Doing actions for the sake of social and economic success is far less
effective than doing things that can result in social and econmic success
because that's who you are. Therefore, we need to foster these attributes into
ourselves AND our children, and not teach them that success is all that
matters, what matters is building proper, and great character.

------
fuqmachine
> Psychologists find that kids born after 1995 are just as likely as their
> predecessors to believe that other people experiencing difficulty should be
> helped—but they feel less personal responsibility to take action themselves.
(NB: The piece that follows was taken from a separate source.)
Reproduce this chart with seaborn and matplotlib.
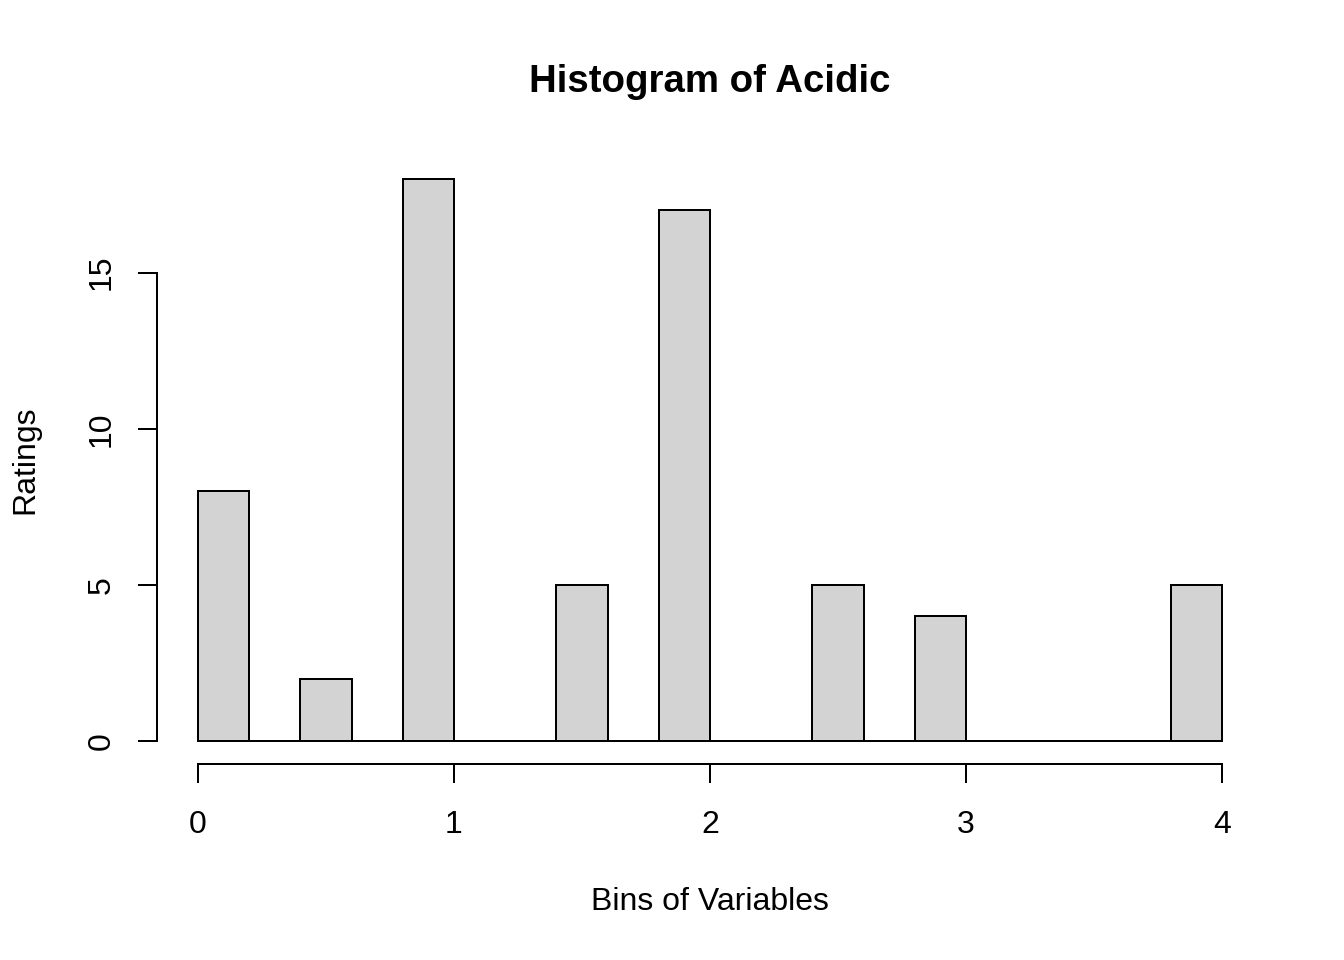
import matplotlib
matplotlib.use("Agg")
import matplotlib.pyplot as plt
import seaborn as sns

# Data (histogram with bins of width 0.2 from 0 to 4)
bin_edges = [0.0, 0.2, 0.4, 0.6, 0.8, 1.0, 1.2, 1.4, 1.6, 1.8, 2.0,
             2.2, 2.4, 2.6, 2.8, 3.0, 3.2, 3.4, 3.6, 3.8, 4.0]
bin_mids = [0.1, 0.3, 0.5, 0.7, 0.9, 1.1, 1.3, 1.5, 1.7, 1.9,
            2.1, 2.3, 2.5, 2.7, 2.9, 3.1, 3.3, 3.5, 3.7, 3.9]
counts = [8, 0, 2, 0, 18, 0, 0, 5, 0, 17,
          0, 0, 5, 0, 4, 0, 0, 0, 0, 5]
x_ticks = [0, 1, 2, 3, 4]
y_ticks = [0, 5, 10, 15]
title = "Histogram of Acidic"
xlabel = "Bins of Variables"
ylabel = "Ratings"

plt.rcParams['font.family'] = ['Liberation Sans', 'DejaVu Sans']

fig = plt.figure(figsize=(7, 5), dpi=192)
L, R, B, T = 157 / 1344, 1263 / 1344, 1 - 763.5 / 960, 1 - 156.5 / 960
ax = fig.add_axes([L, B, R - L, T - B])

sns.histplot(x=bin_mids, weights=counts, bins=bin_edges, color="#D3D3D3",
             edgecolor="black", linewidth=0.75, alpha=1, ax=ax)

ax.set_xlim(-0.16, 4.16)
ax.set_ylim(-0.72, 18.72)
ax.set_xticks(x_ticks)
ax.set_yticks(y_ticks)
ax.set_xticklabels([str(t) for t in x_ticks], fontsize=12)
ax.set_yticklabels([str(t) for t in y_ticks], fontsize=12, rotation=90, va='center')
ax.set_xlabel("")
ax.set_ylabel("")
for s in ["top", "right"]:
    ax.spines[s].set_visible(False)
ax.spines["left"].set_bounds(0, 15)
ax.spines["bottom"].set_bounds(0, 4)
for s in ["left", "bottom"]:
    ax.spines[s].set_linewidth(0.75)
ax.tick_params(axis='both', direction='out', length=7, width=0.75, color='black')
ax.tick_params(axis='x', pad=10.5)
ax.tick_params(axis='y', pad=8)
ax.patch.set_visible(False)

cx = (L + R) / 2
fig.text(cx, 1 - 82 / 960, title, ha='center', va='center', fontsize=14.4, fontweight='bold')
fig.text(cx, 1 - 902 / 960, xlabel, ha='center', va='center', fontsize=12)
fig.text(25 / 1344, 1 - 460 / 960, ylabel, ha='center', va='center', fontsize=12, rotation=90)

fig.savefig("out.png", dpi=192, facecolor="white")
Awful lot of assumptions derived from this vague line by the author. You say
they're unlikely to donate to charity. Try asking why. I have a theory: they
want to donate, but literally can't because they have no money! I'd change my
mind if I see an opposing study with money as a control between generations.

------
naveen99
Prents can teach kids to be kind to their siblings or atleast to their parents
if no siblings. Also they can set a better example and be kind to the kids and
not make their lives unnaturally painful with arbitrary limits such as screen
time.

------
LocalH
Too bad we can't seem to find an ethical way to make being an asshole a
detriment to evolutionary survival.

------
commandlinefan
Yes, kind kids will be much easier for my successful ones to take advantage
of.

------
vintermann
I appreciate the sentiment, but it's too late. Pete Buttigieg's already here.